I am lucky enough to be of an age that when I learnt to drive in the UK a manual gearbox was the primary option. Sure there were auto boxes but on the whole, they were clunky, un-reliable and slower to change than by hand. On top of that, the car I learnt in (I won’t say the brand or model because it’s embarrassing), was as aerodynamic as a brick and drove about as fast. What it did have though, was a boot, or as I called it, ‘a place to stash away the jumper cables and repair tools.’
Of course, the world has turned and auto’s (DCTs, DSGs, PDKs, Tiptronics, even CVTs) are the norm and in fairness, they are arguably better than manual boxes. But that hasn’t stopped Hyundai’s ‘N’ performance division from releasing a manual i30s hatch and now they’ve added a boot version too. Hyundai NZ threw me the keys to review it and just like that my youth came flooding back.
Hyundai has fittingly called it a Fastback and I have to say that this sport sedan’s profile looks great. Up front, it’s still got all the fine features of the hatch, Hyundai grille complete with N badge (for which there’s around 28 dotted around the vehicle), LED headlights and DRL’s, lower front spoiler with a racing red edge and side vents that actually work.
Profile-wise, the Shadow Gray fastback I had been given to review, sat on 19-inch N-specific alloys that partially covered the bright red N-callipers, gloss black door mirrors, a large sunroof and that all-important sloping tail end. While the rear itself came with a ‘boot lid’ spoiler, LED tail lights, a triangular stop light and twin pipes that are attached to a throaty sports exhaust system.
The Fastback is an extra 100mm in length than its hatchback sibling and this equates to 55L of additional luggage space (which is apparently about 2,000 times as big as a Marshmallow) when you raise up the liftback. In total it’s 450L of room to play with, which if I recall my youth, is a lot of space for a lot of (in this case unnecessary) tools.
For those that have ventured inside the i30N hatch, you’ll be instantly familiar with the layout, in fact, it’s virtually the same, just a few of the switchgear bits are ‘dulled’ in particular the ‘checkered flag’ on the steering wheel isn’t standout blue any more – but rest assured you’ll find it easy enough – and often.

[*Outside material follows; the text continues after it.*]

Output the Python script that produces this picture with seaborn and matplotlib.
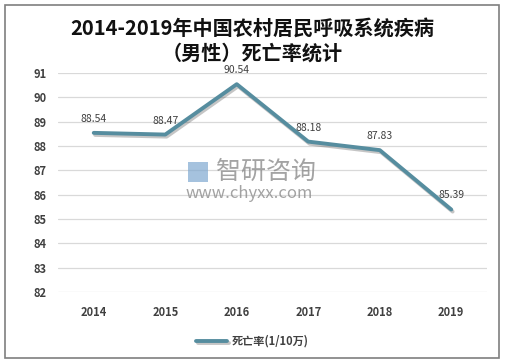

The checkered flag puts the fastback into ‘N’ mode, which opens up the exhaust and tightens up everything else – suspension, throttle and steering… The car comes alive and so do you. It’s fun and playful, yet angry and spiteful, in fact, it’s the whole reason you bought this car, isn’t it? In truth, it’s the drive mode I spent most of my time in – there are five others but meh.
The infotainment screen is touch controlled and again there’s an N specific tab that shows you G-Force, Boost, Torque and Power, it even has a lap timer – How’s my driving? (0800 DONTCARE). Then there’s the manual box. It feels mechanical. The gate is short and the gears are precise. Moving up the box to sixth is simple with each step defined and in N-mode, shifting down has the engine automatically rev-match so those years you’ve spent learning to Heel/Toe are unrequired.
When not tearing up the neighbourhood or trying to goad people into racing you at lights, after all, it seems a shame to not let the 2L turbo-powered engine (202kW/378Nm with overboost) stretch its legs every now and again, the Hyundai NZ i30N Fastback doubles as a family sedan. There’s plenty of head and kneeroom in the rear seats to not squash the kids and although the ride is sporty firm, the furniture is comfy enough, the turning circle is a little on the wide side though.
80s music up loud and gearstick in hand, I enjoyed my time with the i30N Fastback. It’s a quick and responsive ride with room to do family chores when required. I miss the fun and involvement that came with a manual car and I miss my big hair too – sigh.